-- Exercise task --
The entries below should be quoted exactly, with no pictures carried over.

Source code of charts:

⁂

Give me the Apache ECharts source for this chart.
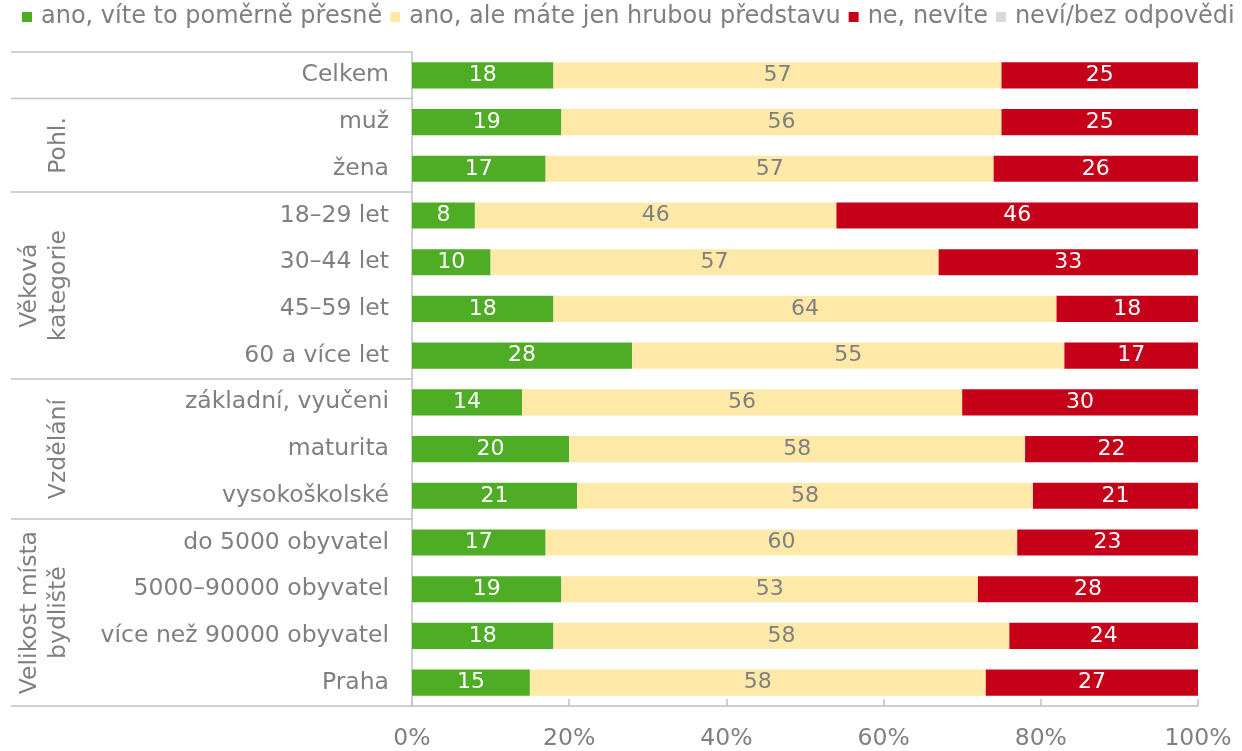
<!DOCTYPE html>
<html>
<head>
<meta charset="utf-8">
<script src="https://cdn.jsdelivr.net/npm/echarts@6/dist/echarts.min.js"></script>
<style>
  html, body { margin: 0; padding: 0; background: #fff; }
  #chart { width: 1242px; height: 751px; }
</style>
</head>
<body>
<div id="chart"></div>
<script>
// categories, top to bottom
const categories = [
  "Celkem",
  "muž", "žena",
  "18–29 let", "30–44 let", "45–59 let", "60 a více let",
  "základní, vyučeni", "maturita", "vysokoškolské",
  "do 5000 obyvatel", "5000–90000 obyvatel", "více než 90000 obyvatel", "Praha"
]

const seriesNames = [
  "ano, víte to poměrně přesně",
  "ano, ale máte jen hrubou představu",
  "ne, nevíte",
  "neví/bez odpovědi"
]

const exactly = [18, 19, 17, 8, 10, 18, 28, 14, 20, 21, 17, 19, 18, 15]
const roughly = [57, 56, 57, 46, 57, 64, 55, 56, 58, 58, 60, 53, 58, 58]
const dontKnow = [25, 25, 26, 46, 33, 18, 17, 30, 22, 21, 23, 28, 24, 27]
const noAnswer = [0, 0, 0, 0, 0, 0, 0, 0, 0, 0, 0, 0, 0, 0]

const xTicks = [0, 20, 40, 60, 80, 100]

// row groups (first/last category index), label text
const groups = [
  { from: 0, to: 0, label: "" },
  { from: 1, to: 2, label: "Pohl." },
  { from: 3, to: 6, label: "Věková\nkategorie" },
  { from: 7, to: 9, label: "Vzdělání" },
  { from: 10, to: 13, label: "Velikost místa\nbydliště" }
]

const colors = ["#4EAD25", "#FFE9A9", "#C7001A", "#D9D9D9"]
const gray = "#7f7f7f"
const lineGray = "#c0c0c0"
const font = "DejaVu Sans"

const chart = echarts.init(document.getElementById("chart"))

function barSeries(name, data, color, labelColor) {
  return {
    type: "bar",
    name,
    stack: "total",
    data,
    barWidth: "56%",
    itemStyle: { color },
    label: {
      show: labelColor != null,
      position: "inside",
      color: labelColor,
      fontFamily: font,
      fontSize: 22,
      formatter: (p) => (p.value > 0 ? p.value : "")
    }
  }
}

chart.setOption({
  animation: false,
  textStyle: { fontFamily: font },
  legend: {
    data: seriesNames,
    top: 5,
    left: 22,
    width: 1220,
    padding: 0,
    icon: "rect",
    itemWidth: 10,
    itemHeight: 10,
    itemGap: 8,
    textStyle: { fontSize: 24, color: gray, fontFamily: font, padding: [0, 0, 0, 4] }
  },
  grid: { left: 412, right: 44, top: 52, bottom: 42 },
  xAxis: {
    type: "value",
    min: xTicks[0],
    max: xTicks[xTicks.length - 1],
    interval: 20,
    axisLine: { show: true, lineStyle: { color: lineGray, width: 1.5 } },
    axisTick: { show: true, inside: true, length: 7, lineStyle: { color: lineGray, width: 1.5 } },
    splitLine: { show: false },
    axisLabel: { formatter: "{value}%", fontSize: 23.5, color: gray, margin: 21, fontFamily: font }
  },
  yAxis: {
    type: "category",
    data: categories,
    inverse: true,
    axisLine: { show: true, lineStyle: { color: lineGray, width: 1.5 } },
    axisTick: { show: false },
    axisLabel: { fontSize: 23.5, color: gray, margin: 23, fontFamily: font }
  },
  series: [
    barSeries(seriesNames[0], exactly, colors[0], "#fff"),
    barSeries(seriesNames[1], roughly, colors[1], gray),
    barSeries(seriesNames[2], dontKnow, colors[2], "#fff"),
    barSeries(seriesNames[3], noAnswer, colors[3], null)
  ]
})

// group separators and rotated group labels, placed from the category scale
function drawGroups() {
  const c0 = chart.convertToPixel({ yAxisIndex: 0 }, 0)
  const c1 = chart.convertToPixel({ yAxisIndex: 0 }, 1)
  const band = c1 - c0
  const axisX = chart.convertToPixel({ xAxisIndex: 0 }, 0)
  const elements = []
  const edges = new Set()
  groups.forEach(g => {
    const top = chart.convertToPixel({ yAxisIndex: 0 }, g.from) - band / 2
    const bottom = chart.convertToPixel({ yAxisIndex: 0 }, g.to) + band / 2
    edges.add(Math.round(top * 2) / 2)
    edges.add(Math.round(bottom * 2) / 2)
    if (g.label) {
      elements.push({
        type: "text",
        x: 73,
        y: (top + bottom) / 2,
        rotation: Math.PI / 2,
        style: {
          text: g.label,
          fill: gray,
          fontFamily: font,
          fontSize: 23.5,
          lineHeight: 29,
          align: "center",
          verticalAlign: "bottom"
        }
      })
    }
  })
  edges.forEach(y => {
    elements.push({
      type: "line",
      shape: { x1: 11, y1: y, x2: axisX, y2: y },
      style: { stroke: lineGray, lineWidth: 1.5 }
    })
  })
  chart.setOption({ graphic: { elements } })
}

drawGroups()
</script>
</body>
</html>
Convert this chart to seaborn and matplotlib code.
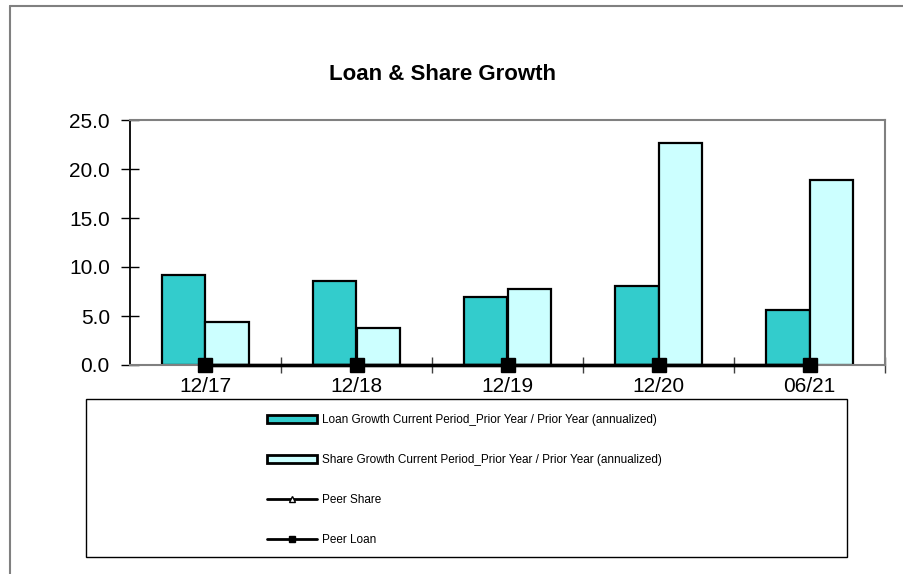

⁂

-- Right answer --
Give me the Apache ECharts source for this chart.
<!DOCTYPE html>
<html>
<head>
<meta charset="utf-8">
<script src="https://cdn.jsdelivr.net/npm/echarts@6/dist/echarts.min.js"></script>
<style>
  html, body { margin: 0; padding: 0; background: #fff; }
  #chart { width: 1242px; height: 751px; }
</style>
</head>
<body>
<div id="chart"></div>
<script>
// categories, top to bottom
const categories = [
  "Celkem",
  "muž", "žena",
  "18–29 let", "30–44 let", "45–59 let", "60 a více let",
  "základní, vyučeni", "maturita", "vysokoškolské",
  "do 5000 obyvatel", "5000–90000 obyvatel", "více než 90000 obyvatel", "Praha"
]

const seriesNames = [
  "ano, víte to poměrně přesně",
  "ano, ale máte jen hrubou představu",
  "ne, nevíte",
  "neví/bez odpovědi"
]

const exactly = [18, 19, 17, 8, 10, 18, 28, 14, 20, 21, 17, 19, 18, 15]
const roughly = [57, 56, 57, 46, 57, 64, 55, 56, 58, 58, 60, 53, 58, 58]
const dontKnow = [25, 25, 26, 46, 33, 18, 17, 30, 22, 21, 23, 28, 24, 27]
const noAnswer = [0, 0, 0, 0, 0, 0, 0, 0, 0, 0, 0, 0, 0, 0]

const xTicks = [0, 20, 40, 60, 80, 100]

// row groups (first/last category index), label text
const groups = [
  { from: 0, to: 0, label: "" },
  { from: 1, to: 2, label: "Pohl." },
  { from: 3, to: 6, label: "Věková\nkategorie" },
  { from: 7, to: 9, label: "Vzdělání" },
  { from: 10, to: 13, label: "Velikost místa\nbydliště" }
]

const colors = ["#4EAD25", "#FFE9A9", "#C7001A", "#D9D9D9"]
const gray = "#7f7f7f"
const lineGray = "#c0c0c0"
const font = "DejaVu Sans"

const chart = echarts.init(document.getElementById("chart"))

function barSeries(name, data, color, labelColor) {
  return {
    type: "bar",
    name,
    stack: "total",
    data,
    barWidth: "56%",
    itemStyle: { color },
    label: {
      show: labelColor != null,
      position: "inside",
      color: labelColor,
      fontFamily: font,
      fontSize: 22,
      formatter: (p) => (p.value > 0 ? p.value : "")
    }
  }
}

chart.setOption({
  animation: false,
  textStyle: { fontFamily: font },
  legend: {
    data: seriesNames,
    top: 5,
    left: 22,
    width: 1220,
    padding: 0,
    icon: "rect",
    itemWidth: 10,
    itemHeight: 10,
    itemGap: 8,
    textStyle: { fontSize: 24, color: gray, fontFamily: font, padding: [0, 0, 0, 4] }
  },
  grid: { left: 412, right: 44, top: 52, bottom: 42 },
  xAxis: {
    type: "value",
    min: xTicks[0],
    max: xTicks[xTicks.length - 1],
    interval: 20,
    axisLine: { show: true, lineStyle: { color: lineGray, width: 1.5 } },
    axisTick: { show: true, inside: true, length: 7, lineStyle: { color: lineGray, width: 1.5 } },
    splitLine: { show: false },
    axisLabel: { formatter: "{value}%", fontSize: 23.5, color: gray, margin: 21, fontFamily: font }
  },
  yAxis: {
    type: "category",
    data: categories,
    inverse: true,
    axisLine: { show: true, lineStyle: { color: lineGray, width: 1.5 } },
    axisTick: { show: false },
    axisLabel: { fontSize: 23.5, color: gray, margin: 23, fontFamily: font }
  },
  series: [
    barSeries(seriesNames[0], exactly, colors[0], "#fff"),
    barSeries(seriesNames[1], roughly, colors[1], gray),
    barSeries(seriesNames[2], dontKnow, colors[2], "#fff"),
    barSeries(seriesNames[3], noAnswer, colors[3], null)
  ]
})

// group separators and rotated group labels, placed from the category scale
function drawGroups() {
  const c0 = chart.convertToPixel({ yAxisIndex: 0 }, 0)
  const c1 = chart.convertToPixel({ yAxisIndex: 0 }, 1)
  const band = c1 - c0
  const axisX = chart.convertToPixel({ xAxisIndex: 0 }, 0)
  const elements = []
  const edges = new Set()
  groups.forEach(g => {
    const top = chart.convertToPixel({ yAxisIndex: 0 }, g.from) - band / 2
    const bottom = chart.convertToPixel({ yAxisIndex: 0 }, g.to) + band / 2
    edges.add(Math.round(top * 2) / 2)
    edges.add(Math.round(bottom * 2) / 2)
    if (g.label) {
      elements.push({
        type: "text",
        x: 73,
        y: (top + bottom) / 2,
        rotation: Math.PI / 2,
        style: {
          text: g.label,
          fill: gray,
          fontFamily: font,
          fontSize: 23.5,
          lineHeight: 29,
          align: "center",
          verticalAlign: "bottom"
        }
      })
    }
  })
  edges.forEach(y => {
    elements.push({
      type: "line",
      shape: { x1: 11, y1: y, x2: axisX, y2: y },
      style: { stroke: lineGray, lineWidth: 1.5 }
    })
  })
  chart.setOption({ graphic: { elements } })
}

drawGroups()
</script>
</body>
</html>
Convert this chart to seaborn and matplotlib code.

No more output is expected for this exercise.